Continued from yesterday’s post…
As time went on, the settlers became “desperate”. Cattle were dying, after all. In the settlers’ minds, that was certainly enough cause to threaten mass murder.
Humboldt Times, June 16, 1855-Re: Incompetent Indian Agent –Henley -Col. Henly—to the San Francisco Herald, we acknowledge .. indebted for the aid.. in search of said officer, the Superintendent of Indians in California. Rumor has it that there is such an office… He has been written to, beseeched and entreated to take some steps to relieve our section of the troublesome Indians that infest it… Such a state of affairs cannot last, our citizens will be compelled to take up arms and exterminate every Indian against which suspicions are directed. To the “memorable seven” at Orleans Bar, we are more than half inclined to tender an apology for our castigation for their course, and in doing so divest ourselves of that sympathy and pity we once entertained for the Indian [author’s note, I so wish I knew what this refers to…]
In response, most likely, to the citizens’ cries for “help”, the Federal government chose an area at the mouth of the Klamath River for a new reservation. It was, put bluntly, the crappiest location around, and unlikely to be wanted to white settlers in the near future, if ever. At the Klamath, the natives would be “safe” and out of the way of encroaching whites.
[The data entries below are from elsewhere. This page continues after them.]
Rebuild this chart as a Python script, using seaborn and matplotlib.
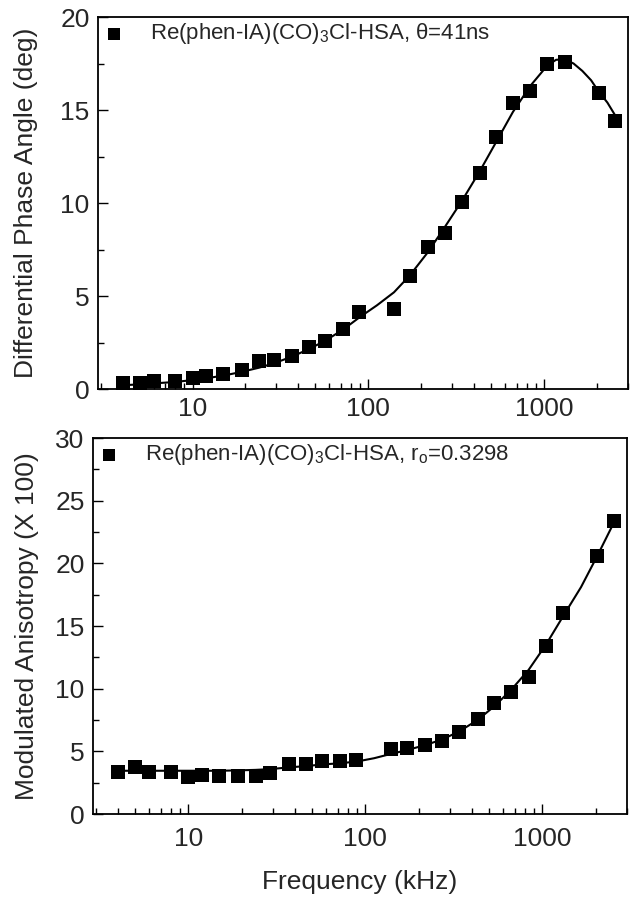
import numpy as np
import pandas as pd
import matplotlib
matplotlib.use("Agg")
import matplotlib.pyplot as plt
from matplotlib.ticker import LogLocator, MultipleLocator, FixedLocator, FixedFormatter
import seaborn as sns

# frequencies (kHz), shared by both panels
freq = [4, 5, 6, 8, 10, 12, 15, 19, 24, 29, 37, 46, 57, 72, 89,
        140, 172, 218, 272, 340, 430, 535, 665, 835, 1045, 1310, 2040, 2540]

# differential phase angle (deg)
phase = [0.32, 0.3, 0.43, 0.43, 0.6, 0.72, 0.8, 1.0, 1.5, 1.55, 1.8, 2.27, 2.6, 3.2, 4.15,
         4.3, 6.1, 7.65, 8.4, 10.07, 11.6, 13.55, 15.4, 16.0, 17.47, 17.6, 15.9, 14.4]

# modulated anisotropy (x100)
aniso = [3.35, 3.75, 3.35, 3.35, 2.95, 3.1, 3.0, 3.0, 3.0, 3.3, 4.0, 4.0, 4.25, 4.25, 4.3,
         5.2, 5.3, 5.5, 5.85, 6.55, 7.55, 8.85, 9.75, 10.9, 13.4, 16.05, 20.6, 23.4]

# fit curves
phase_fit_freq = [4, 5, 6, 8, 10, 12, 15, 19, 24, 29, 37, 46, 57, 72, 89, 112,
                  140, 172, 218, 272, 340, 430, 535, 665, 835, 1045, 1170, 1310,
                  1470, 1650, 1850, 2040, 2290, 2540]
phase_fit = [0.2, 0.25, 0.3, 0.38, 0.48, 0.58, 0.72, 0.92, 1.15, 1.38, 1.75, 2.15, 2.6, 3.2,
             3.85, 4.5, 5.2, 6.1, 7.35, 8.7, 10.1, 11.7, 13.3, 14.9, 16.3, 17.4, 17.7, 17.72,
             17.5, 17.1, 16.6, 16.0, 15.4, 14.7]

aniso_fit_freq = [4, 5, 6, 8, 10, 12, 15, 19, 24, 29, 37, 46, 57, 72, 89, 112,
                  140, 172, 218, 272, 340, 430, 535, 665, 835, 1045, 1310, 1650, 2040, 2540]
aniso_fit = [3.45, 3.45, 3.45, 3.45, 3.45, 3.45, 3.45, 3.48, 3.52, 3.58, 3.72, 3.82, 3.95,
             4.05, 4.18, 4.45, 4.8, 5.1, 5.5, 5.95, 6.6, 7.5, 8.6, 9.9, 11.5, 13.5, 15.8,
             18.1, 20.6, 23.3]

top_label = r"Re(phen-IA)(CO)$_{\mathrm{3}}$Cl-HSA, θ=41ns"
bot_label = r"Re(phen-IA)(CO)$_{\mathrm{3}}$Cl-HSA, r$_{\mathrm{o}}$=0.3298"

sns.set_theme(style="ticks")
plt.rcParams["font.family"] = ["Liberation Sans", "DejaVu Sans"]
plt.rcParams["mathtext.fontset"] = "custom"
plt.rcParams["mathtext.rm"] = "Liberation Sans"
plt.rcParams["mathtext.it"] = "Liberation Sans:italic"

df = pd.DataFrame({"freq": freq, "phase": phase, "aniso": aniso})
fit_top = pd.DataFrame({"freq": phase_fit_freq, "phase": phase_fit})
fit_bot = pd.DataFrame({"freq": aniso_fit_freq, "aniso": aniso_fit})

fig = plt.figure(figsize=(6.38, 9.0), dpi=100)
ax1 = fig.add_axes([98 / 638, 1 - 389 / 900, 530 / 638, 372 / 900])
ax2 = fig.add_axes([93 / 638, 1 - 814 / 900, 534 / 638, 376 / 900])


def style(ax, ymax, ylabel, lpad):
    ax.set_xscale("log")
    ax.set_xlim(2.9, 3000)
    ax.set_ylim(0, ymax)
    ax.xaxis.set_major_locator(FixedLocator([10, 100, 1000]))
    ax.xaxis.set_major_formatter(FixedFormatter(["10", "100", "1000"]))
    ax.xaxis.set_minor_locator(LogLocator(base=10, subs=np.arange(2, 10)))
    ax.yaxis.set_major_locator(MultipleLocator(5))
    ax.yaxis.set_minor_locator(MultipleLocator(2.5))
    ax.tick_params(which="both", direction="in", top=False, right=False,
                   labelsize=19, color="black", width=1.0)
    ax.tick_params(which="major", length=7, pad=6)
    ax.tick_params(which="minor", length=4)
    for s in ax.spines.values():
        s.set_visible(True)
        s.set_color("black")
        s.set_linewidth(1.3)
    ax.set_ylabel(ylabel, fontsize=19, labelpad=lpad)
    ax.set_xlabel("")


sns.lineplot(data=fit_top, x="freq", y="phase", ax=ax1, color="black", lw=1.5, legend=False)
sns.scatterplot(data=df, x="freq", y="phase", ax=ax1, marker="s", s=110, color="black",
                edgecolor="black", linewidth=0, label=top_label, zorder=3)
style(ax1, 20, "Differential Phase Angle (deg)", 16)

sns.lineplot(data=fit_bot, x="freq", y="aniso", ax=ax2, color="black", lw=1.5, legend=False)
sns.scatterplot(data=df, x="freq", y="aniso", ax=ax2, marker="s", s=110, color="black",
                edgecolor="black", linewidth=0, label=bot_label, zorder=3)
style(ax2, 30, "Modulated Anisotropy (X 100)", 12)
ax2.tick_params(axis="x", which="major", pad=9)
ax2.set_xlabel("Frequency (kHz)", fontsize=19, labelpad=14)

for ax in (ax1, ax2):
    ax.legend(loc="upper left", frameon=False, fontsize=16, handlelength=1.0,
              handletextpad=1.15, borderpad=0.2, borderaxespad=0.0, markerscale=0.85)

fig.savefig("out.png", dpi=100)
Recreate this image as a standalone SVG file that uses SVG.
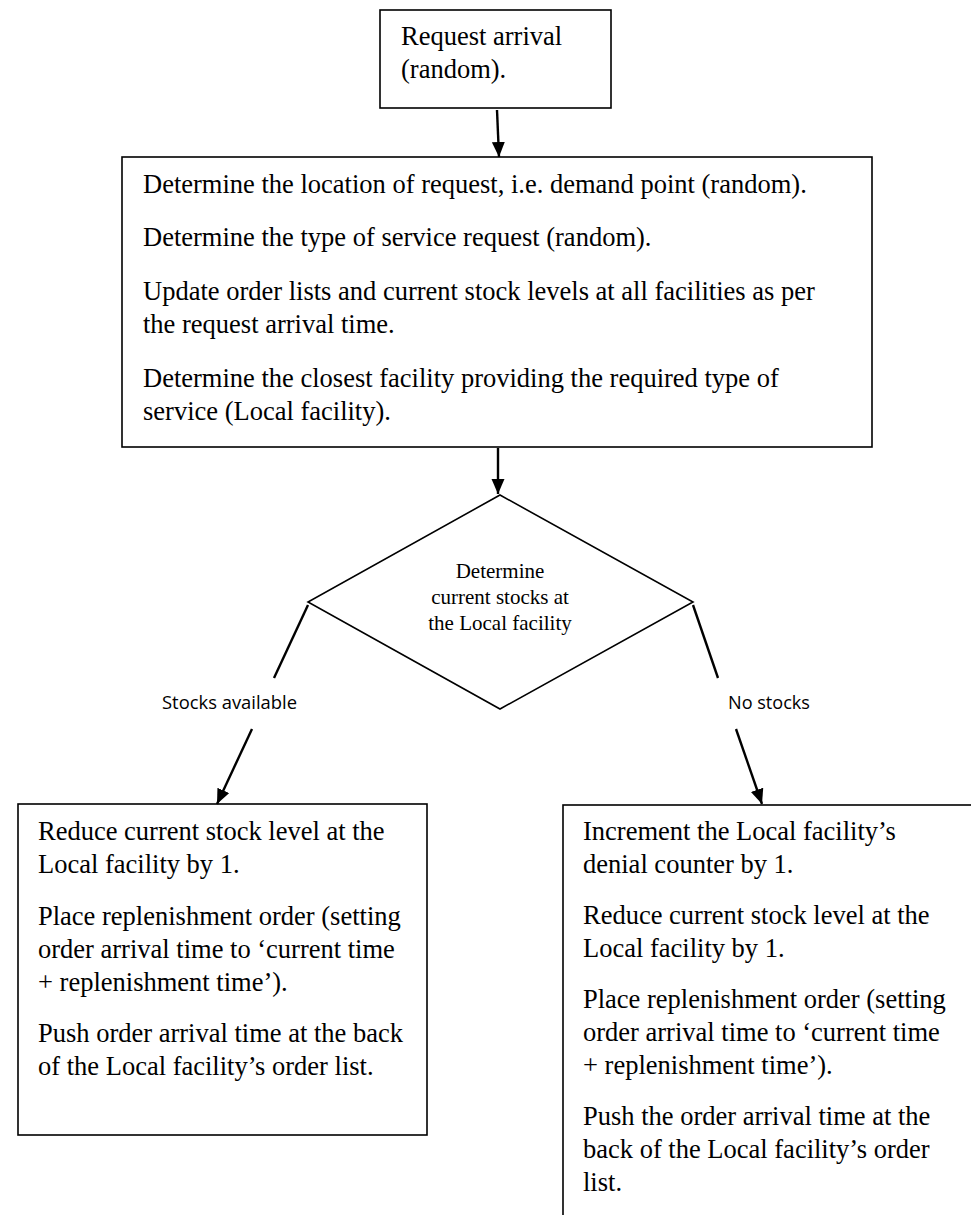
<svg xmlns="http://www.w3.org/2000/svg" width="971" height="1215" viewBox="0 0 971 1215">
  <defs>
    <marker id="head" markerUnits="userSpaceOnUse" markerWidth="16" markerHeight="14" refX="15" refY="6.5" orient="auto">
      <path d="M0,0 L15,6.5 L0,13 Z" fill="#000"/>
    </marker>
    <style>
      .box { fill: #fff; stroke: #000; stroke-width: 1.6; }
      .txt { font-family: "Liberation Serif", "Times New Roman", serif; font-size: 26.5px; fill: #000; }
      .dtxt { font-family: "Liberation Serif", "Times New Roman", serif; font-size: 21px; fill: #000; text-anchor: middle; }
      .lbl { font-family: "Open Sans", "Liberation Sans", sans-serif; font-size: 18px; fill: #000; }
      .conn { stroke: #000; stroke-width: 2.4; fill: none; }
    </style>
  </defs>
  <rect width="971" height="1215" fill="#fff"/>

  <!-- process steps -->
  <g id="request-arrival">
    <rect class="box" x="380" y="10" width="231" height="98"/>
    <text class="txt" x="401" y="45">Request arrival</text>
    <text class="txt" x="401" y="78">(random).</text>
  </g>

  <g id="locate-request">
    <rect class="box" x="122" y="157" width="750" height="290"/>
    <text class="txt" x="143" y="193">Determine the location of request, i.e. demand point (random).</text>
    <text class="txt" x="143" y="246">Determine the type of service request (random).</text>
    <text class="txt" x="143" y="300">Update order lists and current stock levels at all facilities as per</text>
    <text class="txt" x="143" y="333">the request arrival time.</text>
    <text class="txt" x="143" y="387">Determine the closest facility providing the required type of</text>
    <text class="txt" x="143" y="420">service (Local facility).</text>
  </g>

  <g id="stock-check">
    <polygon class="box" points="500,495 693,602 500,709 308,602"/>
    <text class="dtxt" x="500" y="578">Determine</text>
    <text class="dtxt" x="500" y="604">current stocks at</text>
    <text class="dtxt" x="500" y="630">the Local facility</text>
  </g>

  <g id="stocks-available-branch">
    <rect class="box" x="18" y="804" width="409" height="331"/>
    <text class="txt" x="38" y="840">Reduce current stock level at the</text>
    <text class="txt" x="38" y="873">Local facility by 1.</text>
    <text class="txt" x="38" y="925">Place replenishment order (setting</text>
    <text class="txt" x="38" y="958">order arrival time to ‘current time</text>
    <text class="txt" x="38" y="991">+ replenishment time’).</text>
    <text class="txt" x="38" y="1042">Push order arrival time at the back</text>
    <text class="txt" x="38" y="1075">of the Local facility’s order list.</text>
  </g>

  <g id="no-stocks-branch">
    <rect class="box" x="563" y="805" width="430" height="440"/>
    <text class="txt" x="583" y="840">Increment the Local facility’s</text>
    <text class="txt" x="583" y="873">denial counter by 1.</text>
    <text class="txt" x="583" y="924">Reduce current stock level at the</text>
    <text class="txt" x="583" y="957">Local facility by 1.</text>
    <text class="txt" x="583" y="1008">Place replenishment order (setting</text>
    <text class="txt" x="583" y="1041">order arrival time to ‘current time</text>
    <text class="txt" x="583" y="1074">+ replenishment time’).</text>
    <text class="txt" x="583" y="1125">Push the order arrival time at the</text>
    <text class="txt" x="583" y="1158">back of the Local facility’s order</text>
    <text class="txt" x="583" y="1191">list.</text>
  </g>

  <!-- connectors -->
  <g id="connectors">
    <line class="conn" x1="497" y1="110" x2="499" y2="157" marker-end="url(#head)"/>
    <line class="conn" x1="498" y1="448" x2="498" y2="494" marker-end="url(#head)"/>
    <line class="conn" x1="308" y1="605" x2="274" y2="678"/>
    <line class="conn" x1="252" y1="729" x2="217" y2="804" marker-end="url(#head)"/>
    <line class="conn" x1="693" y1="605" x2="718" y2="678"/>
    <line class="conn" x1="736" y1="729" x2="762" y2="804" marker-end="url(#head)"/>
    <text class="lbl" x="162" y="709" textLength="135" lengthAdjust="spacingAndGlyphs">Stocks available</text>
    <text class="lbl" x="728" y="709" textLength="82" lengthAdjust="spacingAndGlyphs">No stocks</text>
  </g>
</svg>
Humboldt Times, January 12, 1856–New Klamath Reservation-Response Klamath Reservation—By reference to our Washington news, it would seen that a strip of land on the Klamath… has been reserved by order of the President as a military reservation for the Indians…. we certainly approve of this one selected in our neighboring county. The tract selected will not be required by white people for years if ever, and the great river.. will supply the natives with the greater portion of their food. The difficultly.. will arise when the agent attempts to collect the surrounding tribes within the limits of the Reservation. They are much attached to their old homes and manner of living and have not the clearest conceptions of the obligations of treaties and promises.